The Sierra Club has tracked Wheeler’s action over the past 100 days. Among the rollbacks and questionable decisions were: 39 moves to attack public health; 14 major safeguard rollbacks; at least eight meetings with the fossil fuel industry and corporate polluters; eight misleading statements; three office closings or dismantlings; and the hiring of a former Koch Brothers executive.

Early in Wheeler’s tenure as acting EPA administrator, the agency finalized a rule to ease requirements for handling the toxic coal ash produced by burning coal at power plants. The new coal ash standards were the first major rule signed by Wheeler.

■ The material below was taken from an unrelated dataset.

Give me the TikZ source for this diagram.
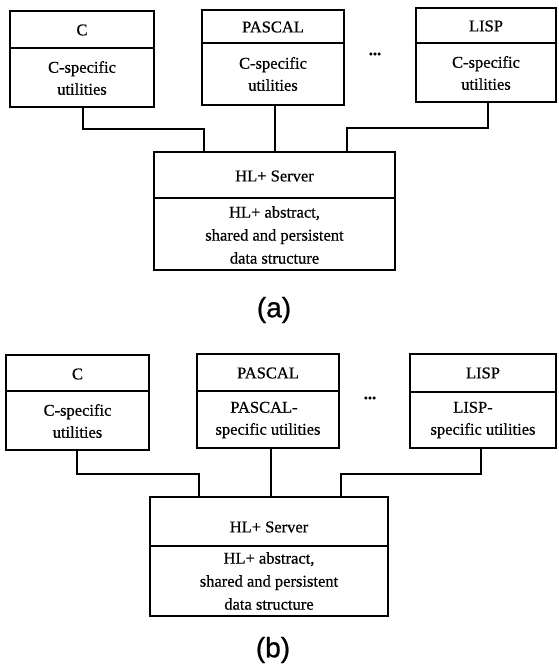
\documentclass[tikz,border=0pt]{standalone}
\usepackage{fontspec}
\setmainfont{Liberation Serif}[FakeBold=0.6]
\newfontfamily\capfont{Liberation Sans}[FakeBold=0.8]
\begin{document}
\begin{tikzpicture}[x=1pt,y=-1pt,
  box/.style={draw, line width=2.6pt, rectangle, inner sep=0pt},
  divline/.style={line width=1.3pt},
  conn/.style={line width=1.5pt},
  txt/.style={font=\fontsize{16.5}{22}\selectfont, align=center, inner sep=0pt},
  capt/.style={font=\capfont\fontsize{28}{30}\selectfont, inner sep=0pt}]
\useasboundingbox (0,0) rectangle (558,668);

% ---------------- (a) ----------------
\node[box, minimum width=144, minimum height=96] (ca) at (82,59) {};
\node[box, minimum width=142, minimum height=95] (pa) at (273,57.5) {};
\node[box, minimum width=140, minimum height=94] (la) at (486,55) {};
\node[box, minimum width=241, minimum height=118] (sa) at (274.5,211) {};

\draw[divline] (ca.west |- 0,48) -- (ca.east |- 0,48);
\draw[divline] (pa.west |- 0,43) -- (pa.east |- 0,43);
\draw[divline] (la.west |- 0,43) -- (la.east |- 0,43);
\draw[divline] (sa.west |- 0,198) -- (sa.east |- 0,198);

\node[txt] (cah) at (82,30) {C};
\node[txt] (cab) at (82,78) {C-specific\\utilities};
\node[txt] (pah) at (273,27) {PASCAL};
\node[txt] (pab) at (273,74) {C-specific\\utilities};
\node[txt] (lah) at (486,26) {LISP};
\node[txt] (lab) at (486,73) {C-specific\\utilities};
\node[txt] (dota) at (375,54) {\textbf{...}};
\node[txt] (sah) at (274.5,176) {HL+ Server};
\node[txt, font=\fontsize{16.5}{23}\selectfont] (sab) at (274.5,235) {HL+ abstract,\\shared and persistent\\data structure};
\node[capt] (capa) at (274,310) {(a)};

\coordinate (sa1) at (204,152);
\coordinate (sa3) at (347,152);
\coordinate (ca0) at (83,107);
\coordinate (la0) at (488,102);
\draw[conn] (ca0) -- ++(0,22) -| (sa1);
\draw[conn] (pa.south -| 275,0) -- (sa.north -| 275,0);
\draw[conn] (la0) -- ++(0,26) -| (sa3);

% ---------------- (b) ----------------
\node[box, minimum width=143, minimum height=95] (cb) at (77.5,402.5) {};
\node[box, minimum width=142, minimum height=94] (pb) at (268,401) {};
\node[box, minimum width=146, minimum height=94] (lb) at (483,401) {};
\node[box, minimum width=238, minimum height=119] (sb) at (269,556.5) {};

\draw[divline] (cb.west |- 0,391) -- (cb.east |- 0,391);
\draw[divline] (pb.west |- 0,391) -- (pb.east |- 0,391);
\draw[divline] (lb.west |- 0,392) -- (lb.east |- 0,392);
\draw[divline] (sb.west |- 0,546) -- (sb.east |- 0,546);

\node[txt] (cbh) at (77.5,374) {C};
\node[txt] (cbb) at (77.5,421) {C-specific\\utilities};
\node[txt] (pbh) at (268,373) {PASCAL};
\node[txt] (pbb) at (268,420) {PASCAL-\hspace*{8pt}\\specific utilities};
\node[txt] (lbh) at (483,373) {LISP};
\node[txt] (lbb) at (483,420) {LISP-\hspace*{20pt}\\specific utilities};
\node[txt] (dotb) at (370,398) {\textbf{...}};
\node[txt] (sbh) at (269,527) {HL+ Server};
\node[txt, font=\fontsize{16.5}{23}\selectfont] (sbb) at (269,581) {HL+ abstract,\\shared and persistent\\data structure};
\node[capt] (capb) at (273,650) {(b)};

\coordinate (sb1) at (199,497);
\coordinate (sb3) at (341,497);
\coordinate (cb0) at (77,450);
\coordinate (lb0) at (481,448);
\draw[conn] (cb0) -- ++(0,24) -| (sb1);
\draw[conn] (pb.south -| 271,0) -- (sb.north -| 271,0);
\draw[conn] (lb0) -- ++(0,26) -| (sb3);
\end{tikzpicture}
\end{document}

The new rule will extend the life of existing coal ash ponds from April 2019 to October 2020 and allow states to suspend groundwater monitoring at coal ash sites. The EPA estimated the rule change will save the industry between $28 million and $31 million annually in compliance costs.


Immediately prior to getting confirmed to the EPA as deputy administrator, Wheeler worked as a lobbyist whose clients included coal mining company Murray Energy Corp.

Among the conflicts of interest are calls and meetings with companies and industry trade groups whose members are heavily regulated by the EPA. According to his schedule, Wheeler has met with the American Fuel and Petrochemical Manufacturers, oil company Valero Energy Corp., Alliance of Automobile Manufacturers, and BP America.

In September, Wheeler placed the head of the of the EPA’s Office of Children’s Health Protection on leave and moved to dissolve the agency’s Office of Science Adviser.

Earlier this month, the EPA named David Dunlap, a former chemical engineer with Koch Industries, as its deputy chief of research and development. Prior to his eight years with Koch, Dunlap worked for the Chlorine Institute overseeing health and environmental safety, in addition to roles with both the Uniform and Textile Service Association and Ogden Environmental.

What Wheeler hasn’t managed to do during his tenure is amass the same collection of scandals that ultimately forced Pruitt to resign, though The Huffington Post reported in early October that Wheeler has repeatedly disseminated inflammatory content on his personal Facebook and Twitter accounts over the past five years.

Those interactions included liking a racist image of former President Barack Obama and First Lady Michelle Obama on Facebook, as well as retweeting an infamous “Pizzagate” conspiracy theorist.

During his remarks at Tuesday’s event in Washington, Trump suggested that Wheeler could improve his chances of becoming the permanent EPA chief if he helped ease the process of getting a Texas harbor dredging project approved. Trump said the oil industry brought the dredging to his attention.

“Whatever you can do for the great state of Texas. This way they can bring the giant ships right in, fill them up, and they go out,” Trump told Wheeler.

“We will get that done, sir,” Wheeler responded.

While Wheeler promised to take steps to approve the dredging project, the Washington Post reported Wednesday that the Army Corps of Engineers, not the EPA, usually has finally say over such dredging projects.

Wheeler frequently performs his duties as if his primary responsibility is to act as a cheerleader for the fossil fuel industry rather than as the nation’s top environmental regulator. Pruitt, Wheeler’s predecessor, also demonstrated this allegiance, preferring to advance industry interests to the detriment of environmental protection and public health.

At a major natural gas industry conference in Pittsburgh on Wednesday morning, Wheeler, in his keynote address, reiterated to the company officials in the audience that his mandate is to reduce regulatory barriers for U.S. companies.

The United States is “producing more energy than ever before thanks to the hard work and ingenuity of the people here in this room today,” Wheeler emphasized to the Pittsburgh audience.